Actor Paul Trujillo tactfully translates the fickle, adolescent, and often peevish disposition of the love-struck Romeo. His vocal delivery was both authentic and confident and the actor’s interpretation of rash love convincing. Comedic relief, found in the playful antics of actor Robert Jerdee’s rendition of the rowdy and conniving Mercutio, incorporates both the sexy and violent aspects of the bard’s tale. His presentation of the well-known Queen Mab soliloquy, complete with gesticulating hips and overt sexual innuendos, was eloquently delivered and successfully translated the fantastic imagery of this dream fairy’s tale.

Male roles expressed by female actors are common in Hardy’s interpretation. Benvolio, played by Laura Milligan, is one of many gender-switched characters and the actress successfully expresses the wild temperament of adolescent boys. St. Phillip’s conceptualizes a Romeo and Juliet of new proportions and seeks to point out the futility of violence in today’s world.

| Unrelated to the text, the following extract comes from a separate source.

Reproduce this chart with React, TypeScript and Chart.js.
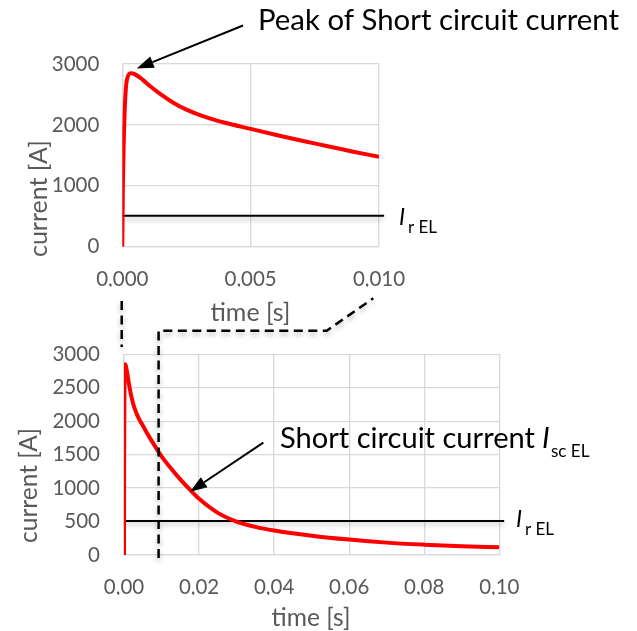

Across town, Trinity University boasts a much larger production, complete with moving sets and spotlighting. The vast differences between Hardy’s minimalist tendencies and the grandeur of director Roberto Prestigiacomo’s style makes for a different Shakespeare experience. Set in present-day San Antonio during Fiesta, such locations as the Alamo and Sam’s Burger Joint serve as the backdrop for much of the play.

Complete with mariachi music, colorful papel picado, and luminescent strings of party lights, this version expresses the true adolescence of many of the characters. The opening scene likens to a frat party, as Samson Capulet (Britt Moreno) swigs from cans of Pabst Blue Ribbon and flamboyantly shoots the bird at Abram and Balthasar Montague (Chris Crawford and Nathan Thurman). The resulting brawl is marked by chaos and is choreographed in a less fluid manner than the St. Phillip’s production, creating a fight scene that actually resembles painful confrontation.

Shakespearean violence, Trinity-style, is overtly graphic. The students incorporate knives, guns, and even fake blood for a realistic portrayal of murder and suicide. The costuming employs conventional teenage clothing — Romeo sports skateboarding shoes and The Ensemble wears mini skirts and sexy stilettos. The costume ball in Scene V depicts the characters in masquerade and creatively costumes Romeo and Juliet in traditional Old English Romeo and Juliet outfits. This double entendre adds to the comic relief and is a clever reference to the Shakespearean era.

Lead actors Jordan Ty Mylnar (Romeo) and Alysia Livingston (Juliet) exhibit a natural ability to interpret Shakespearean text and adequately translate the archetypal love story. At times, the overuse of body language and romantic music was flamboyant and distracting — however Livingston points out that teenage love is often steeped in melodrama. Although I have never seen love-struck teens frolicking in a church as Trinity’s Romeo and Juliet did, I can agree that young hearts are often more in love with the idea of love than the reality of life.

This detachment from reality is, in actuality, the essence of the play. Many characters are so lost in their own prejudice, hatred, and inability to communicate that they lose sight of reality. Lady Capulet, played by Rachel Spencer, epitomizes this inability to create honest and understanding relationships, deftly manipulating the dialogue to create an upper-class mother-type that cannot sympathize with the needs of her daughter.

Overall, the actors were well-prepared in stage direction, choreography, and speech, and this student production is a successful developmental study for the careers of these young dramatists.